* To be done: Print out each record below, unaltered and complete, without its images.

* Stored data:
= = = = =

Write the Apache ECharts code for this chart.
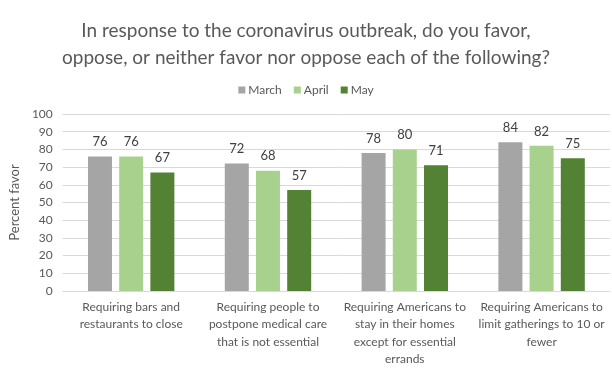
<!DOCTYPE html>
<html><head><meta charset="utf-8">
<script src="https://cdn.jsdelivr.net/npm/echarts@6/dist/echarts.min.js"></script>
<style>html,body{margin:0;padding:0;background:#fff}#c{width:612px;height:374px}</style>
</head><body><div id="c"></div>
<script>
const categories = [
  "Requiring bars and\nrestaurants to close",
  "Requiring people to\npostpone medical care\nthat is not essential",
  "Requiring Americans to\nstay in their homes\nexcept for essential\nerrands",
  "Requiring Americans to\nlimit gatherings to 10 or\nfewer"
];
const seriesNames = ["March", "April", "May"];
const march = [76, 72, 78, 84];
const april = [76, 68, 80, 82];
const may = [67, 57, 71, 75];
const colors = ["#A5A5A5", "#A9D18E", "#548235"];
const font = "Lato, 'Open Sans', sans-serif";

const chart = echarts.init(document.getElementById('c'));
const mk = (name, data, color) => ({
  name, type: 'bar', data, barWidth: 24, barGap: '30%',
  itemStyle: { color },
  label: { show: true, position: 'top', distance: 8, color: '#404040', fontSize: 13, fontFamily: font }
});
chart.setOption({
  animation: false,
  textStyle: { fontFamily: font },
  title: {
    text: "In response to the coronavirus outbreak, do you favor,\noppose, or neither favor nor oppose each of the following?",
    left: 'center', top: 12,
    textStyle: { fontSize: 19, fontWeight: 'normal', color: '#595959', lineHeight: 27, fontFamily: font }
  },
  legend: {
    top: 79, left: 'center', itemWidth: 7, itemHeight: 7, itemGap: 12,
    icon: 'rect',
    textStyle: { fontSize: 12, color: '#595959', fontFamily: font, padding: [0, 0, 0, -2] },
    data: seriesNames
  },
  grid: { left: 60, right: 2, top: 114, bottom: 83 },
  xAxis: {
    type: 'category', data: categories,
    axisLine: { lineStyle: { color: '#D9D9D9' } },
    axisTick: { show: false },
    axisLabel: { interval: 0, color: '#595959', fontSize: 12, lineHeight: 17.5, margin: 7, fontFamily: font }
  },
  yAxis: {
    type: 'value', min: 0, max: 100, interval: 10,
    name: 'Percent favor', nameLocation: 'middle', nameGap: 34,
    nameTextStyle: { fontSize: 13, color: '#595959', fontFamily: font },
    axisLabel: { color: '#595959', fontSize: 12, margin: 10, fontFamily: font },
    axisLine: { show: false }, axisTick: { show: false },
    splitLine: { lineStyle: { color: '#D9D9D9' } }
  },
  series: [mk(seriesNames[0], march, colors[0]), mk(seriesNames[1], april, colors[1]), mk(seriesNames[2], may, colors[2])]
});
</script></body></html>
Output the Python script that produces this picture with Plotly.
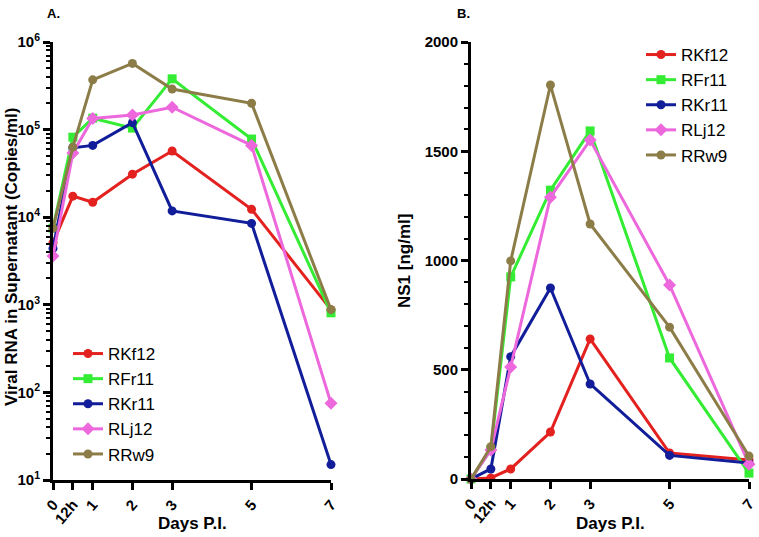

= = = = =

* Exercise answer:
Write the Apache ECharts code for this chart.
<!DOCTYPE html>
<html><head><meta charset="utf-8">
<script src="https://cdn.jsdelivr.net/npm/echarts@6/dist/echarts.min.js"></script>
<style>html,body{margin:0;padding:0;background:#fff}#c{width:612px;height:374px}</style>
</head><body><div id="c"></div>
<script>
const categories = [
  "Requiring bars and\nrestaurants to close",
  "Requiring people to\npostpone medical care\nthat is not essential",
  "Requiring Americans to\nstay in their homes\nexcept for essential\nerrands",
  "Requiring Americans to\nlimit gatherings to 10 or\nfewer"
];
const seriesNames = ["March", "April", "May"];
const march = [76, 72, 78, 84];
const april = [76, 68, 80, 82];
const may = [67, 57, 71, 75];
const colors = ["#A5A5A5", "#A9D18E", "#548235"];
const font = "Lato, 'Open Sans', sans-serif";

const chart = echarts.init(document.getElementById('c'));
const mk = (name, data, color) => ({
  name, type: 'bar', data, barWidth: 24, barGap: '30%',
  itemStyle: { color },
  label: { show: true, position: 'top', distance: 8, color: '#404040', fontSize: 13, fontFamily: font }
});
chart.setOption({
  animation: false,
  textStyle: { fontFamily: font },
  title: {
    text: "In response to the coronavirus outbreak, do you favor,\noppose, or neither favor nor oppose each of the following?",
    left: 'center', top: 12,
    textStyle: { fontSize: 19, fontWeight: 'normal', color: '#595959', lineHeight: 27, fontFamily: font }
  },
  legend: {
    top: 79, left: 'center', itemWidth: 7, itemHeight: 7, itemGap: 12,
    icon: 'rect',
    textStyle: { fontSize: 12, color: '#595959', fontFamily: font, padding: [0, 0, 0, -2] },
    data: seriesNames
  },
  grid: { left: 60, right: 2, top: 114, bottom: 83 },
  xAxis: {
    type: 'category', data: categories,
    axisLine: { lineStyle: { color: '#D9D9D9' } },
    axisTick: { show: false },
    axisLabel: { interval: 0, color: '#595959', fontSize: 12, lineHeight: 17.5, margin: 7, fontFamily: font }
  },
  yAxis: {
    type: 'value', min: 0, max: 100, interval: 10,
    name: 'Percent favor', nameLocation: 'middle', nameGap: 34,
    nameTextStyle: { fontSize: 13, color: '#595959', fontFamily: font },
    axisLabel: { color: '#595959', fontSize: 12, margin: 10, fontFamily: font },
    axisLine: { show: false }, axisTick: { show: false },
    splitLine: { lineStyle: { color: '#D9D9D9' } }
  },
  series: [mk(seriesNames[0], march, colors[0]), mk(seriesNames[1], april, colors[1]), mk(seriesNames[2], may, colors[2])]
});
</script></body></html>
Output the Python script that produces this picture with Plotly.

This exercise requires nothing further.